Quando desci do carro, identifiquei logo o ruído da máquina, aquela que os antigos varredores de rua agora usam, com o motor nas costas e um longo tubo na mão. Os sopradores de folhas - assim chamados - anunciam-se a centenas de metros, para martírio auditivo de quem os opera, a poucos centímetros da fonte.
O angustiante barulho, dilacerador da harmonia social e da paz colectiva, é apenas uma das facetas desta brilhante invenção tecnológica, que aposentou a inócua vassoura, em favor do terrorismo ambiental.
Diligente, o funcionário camarário aplicava a potência máxima ao equipamento, apontando-o para as folhas de plátano que o Outono e a gravidade trouxeram ao chão. Subjugadas pela força daquele jacto pneumático, a ramagem obedecia em conformidade, acumulando-se junto ao passeio, para posterior recolha.
Descrita desta forma, a operação até parece eficaz. Mas vocês não viram a nuvem de pó que o soprador levantava - o que não seria de surpreender, dada as elementares leis da física. As folhas, mais pesadas, ficam no chão, mas as poeiras, quase tão leves quanto o ar, entram em suspensão imediata.
Para azar dos meus resquícios atléticos, aquela bola crescente de poluição atmosférica antepôs-se entre o ponto onde eu estava e a porta de acesso ao complexo das piscinas. E foi neste momento que, em aparente cãibra mental, decidi avançar. Cheguei ao balneário com os pulmões convulsos, o nariz irritado e os olhos a arder. Antes de começar a nadar, já me sentia fisicamente exaurido.
Enquanto convalescia a flutuar sobre a água, pus-me a imaginar que raio de inventor foi aquele que, ao elaborar uma máquina para substituir a vassoura, esqueceu-se da poeirada que a mesma iria causar. Mais tarde, vim a saber que o assunto é polémico já há algum tempo. Nos Estados Unidos, são relativamente antigas as campanhas contra os sopradores de folhas, militarmente alcunhados de "bazucas de poluição".
Na sua munição, conta-se o poder de arruinar tímpanos, com níveis sonoros superiores a 80 decibéis, de emitir tantos poluentes numa hora como um carro a rodar 560 quilómetros e de espalhar partículas, dejectos de animais, pesticidas, resíduos de automóveis, que antes estavam quietinhos sobre o asfalto e o passeio.

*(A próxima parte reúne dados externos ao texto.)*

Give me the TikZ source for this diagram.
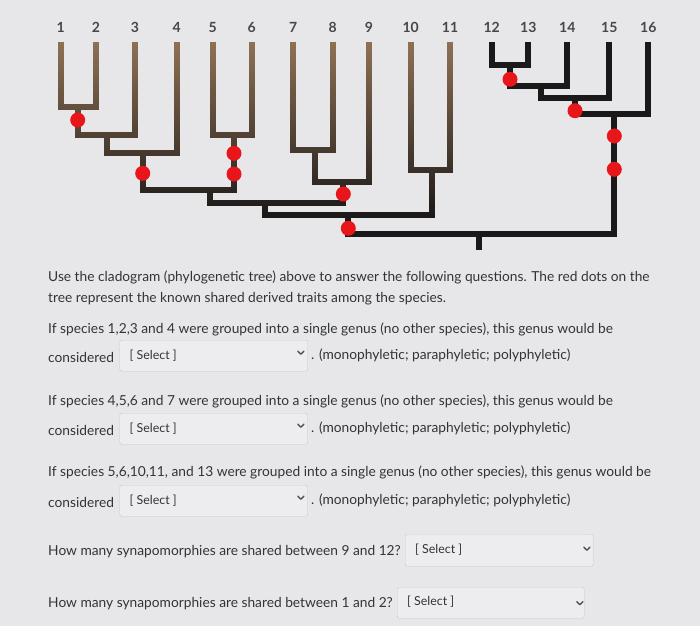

Como tudo na arte de acusar, estes argumentos valem o que valem, sabe-se lá quem fez essas contas. Com base, porém, no meu próprio faro - testado ao limite nesse dia fatídico - não tenho dúvidas de que os sopradores de folhas são uma das piores inovações da história da higiene urbana. Para solucionar um problema que antes se resolvia com saudáveis vassouradas, criou-se um monstro que ruge alto, cospe poeira, devora combustível e dejecta fumos tóxicos. Limpar, neste caso, é sinónimo de conspurcar - dois opostos que se anulam, em benefício da carteira do fabricante do equipamento.
Não é à toa que em muitas cidades norte-americanas os sopradores de sujeira foram já liminarmente banidos. Por cá, folgo em saber que a sua eliminação, embora pontual, consta das medidas para conter a poluição do ar em Lisboa.
Mas não no meu concelho, onde praticar desporto, naquele dia, foi antecedido de uma experiência pulmonar inesquecível, mentalmente reforçada pela camada de poeira que jazia sobre os automóveis quando saí da piscina.
Por favor, acabem lá com isso, devolvam as máquinas e ressuscitem a vassoura. Só vos fica bem.